Review Article

Living with Hepatitis C Virus: A Systematic Review and Narrative Synthesis of Qualitative Literature

Box 1

Themes explored by included studies.
Disruption to daily life
“You cannot fight it; it is not a tiredness that you can fight like a normal tiredness. A normal tiredness, you can fight it and get a second wind or if you had a few cups of coffee, it would keep you going. None of this works with this tiredness” [3].
Communication
“There’s 750 prisoners. So he goes on and tells people ‘Right you’ve got AIDS, you’ve got hep C, you’ve got this, you’ve got that.
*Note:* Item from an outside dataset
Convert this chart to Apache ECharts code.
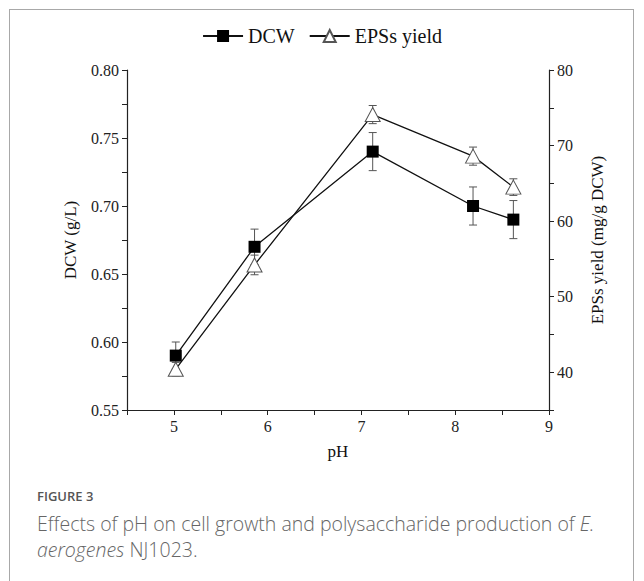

Next customer’” [1].
Impact of diagnosis
“My youngest…keeps asking me how old I am because I don’t go here, there and everywhere with her. And she says ‘How old is that now, does that mean that you are middle aged now?’…And she would say how old is her friend’s mum and she is always comparing me with her” [4].
Preferences for care
“There isn’t a network, there is just a specialist that sort of looks at one aspect of everything it seems. What I feel like sometimes is that you [health care practitioners] are building or putting together a puzzle without the picture” [2].
Stigma
“The Doctor rang me at home at 11.30pm and said ‘you’ve got Hep C. You’re a junkie, aren’t you?…’ I had never been a drug user, I had never met an intravenous drug user in my life! He said ‘you could have only got it if you were a junkie’. So I thought that was just stupid, I dismissed the diagnosis” [5].